神田駅では、途切れ途切れの混乱の電波の中でなんとか連絡をとっていた父親が待っていてくれた。神田は渋谷とは真逆で、駅の階段に座り込みうなだれるサラリーマンたちの悲愴で満ちていた。胸がキュッとなった。現実はこっちだと思った。そして父親の会社に行く途中よったコンビニでは、吃驚するほど棚がすっからかんになっていた。初めて見る光景だった。会社に着くと、普段すごく無口な父親もこの時は嬉しさもあったのか、娘のあたしを会社の人に紹介して回った。
会社でやっと落ち着いて、携帯も充電し、パソコンでいろいろと情報を探った。仙台では津波で何百人か飲まれたというニュースを見た。すごいことが起こっていると怖くなったが、実感がまったくなかった。狐につままれたような気持ちだった。もっともその後もっとすごいことが起こっていると知ることになるのだが。

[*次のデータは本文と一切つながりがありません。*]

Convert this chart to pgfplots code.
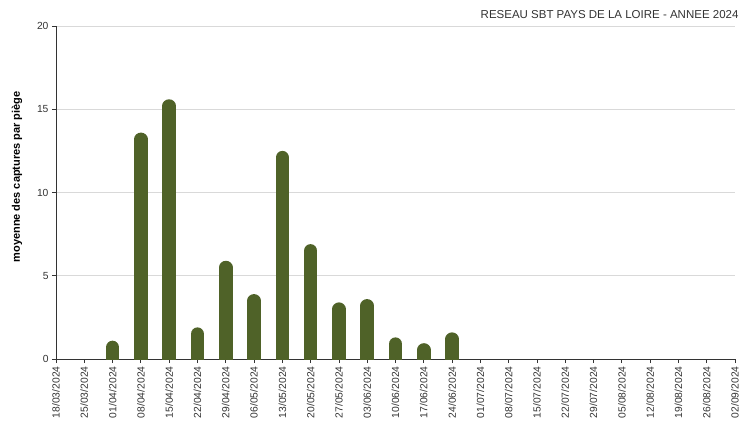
\documentclass[border=0pt]{standalone}
\usepackage{pgfplots}
\pgfplotsset{compat=1.18}
\usepackage{fontspec}
\setmainfont{Liberation Sans}
\definecolor{barcol}{HTML}{4F6228}
\definecolor{txt}{HTML}{333333}
\definecolor{gridcol}{HTML}{D9D9D9}

\begin{document}
\begin{tikzpicture}
\useasboundingbox (-56bp,-62bp) rectangle (691bp,359bp);
\begin{axis}[
  scale only axis, width=679bp, height=333bp,
  xmin=0, xmax=24, ymin=0, ymax=20,
  axis x line*=bottom, axis y line*=left,
  axis line style={-, draw=txt, line width=0.8bp},
  xtick={0,...,24},
  xticklabels={18/03/2024,25/03/2024,01/04/2024,08/04/2024,15/04/2024,22/04/2024,
    29/04/2024,06/05/2024,13/05/2024,20/05/2024,27/05/2024,03/06/2024,10/06/2024,
    17/06/2024,24/06/2024,01/07/2024,08/07/2024,15/07/2024,22/07/2024,29/07/2024,
    05/08/2024,12/08/2024,19/08/2024,26/08/2024,02/09/2024},
  xticklabel style={rotate=90, anchor=east, font=\fontsize{10.3bp}{12bp}\selectfont, text=txt},
  ytick={0,5,10,15,20},
  yticklabel style={font=\fontsize{10.3bp}{12bp}\selectfont, text=txt},
  /pgf/number format/assume math mode=true,
  ymajorgrids, grid style={draw=gridcol, line width=0.8bp},
  tick align=outside, major tick length=4bp, tick style={draw=txt, line width=0.8bp},
  ylabel={moyenne des captures par piège},
  every axis y label/.style={at={(axis description cs:-0.0575,0.547)}, rotate=90, anchor=center,
    font=\bfseries\fontsize{11bp}{13bp}\selectfont, text=black},
  title={RESEAU SBT PAYS DE LA LOIRE - ANNEE 2024},
  every axis title/.style={at={(axis description cs:1,1)}, anchor=east, xshift=7bp, yshift=11bp,
    font=\fontsize{11.5bp}{13bp}\selectfont, text=txt},
]
% bars: thick combs with round caps, shifted down by the cap radius so the
% rounded top ends at the value; the bottom cap is clipped at y=0
\addplot[ycomb, draw=barcol, line width=13.5bp, line cap=round, yshift=-6.75bp] coordinates {
  (2,1.1) (3,13.6) (4,15.6) (5,1.9) (6,5.9) (7,3.9) (8,12.5) (9,6.9)
  (10,3.4) (11,3.6) (12,1.3) (13,0.95) (14,1.6)};
\end{axis}
\end{tikzpicture}
\end{document}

母親は茶道の習い事で先生のおうちにいて、そこで泊めてもらうとのことで、家には誰もいない。父親とあたしは会社に泊まる覚悟だったが、深夜12時を過ぎたころメトロと東急東横線が動きはじめたことを知り帰ることにした。いつもの倍の時間をかけて家に帰る。地元の駅は地下8階くらいにあるのだけど、エレベーターもエスカレーターも止まっていて、ものすごい長い階段を父親とふたり上った。合コンのためのヒールが辛かった。父親が疲れていたので、鞄を持ってあげた。やっと辿り着いた我が家は耐震構造で特に揺れるようになっていたため、物が散乱していた。冷蔵庫はドアが開いてピーピーピー哀しく鳴っていた。そのままリビングで父親とふたり朝まで眠った。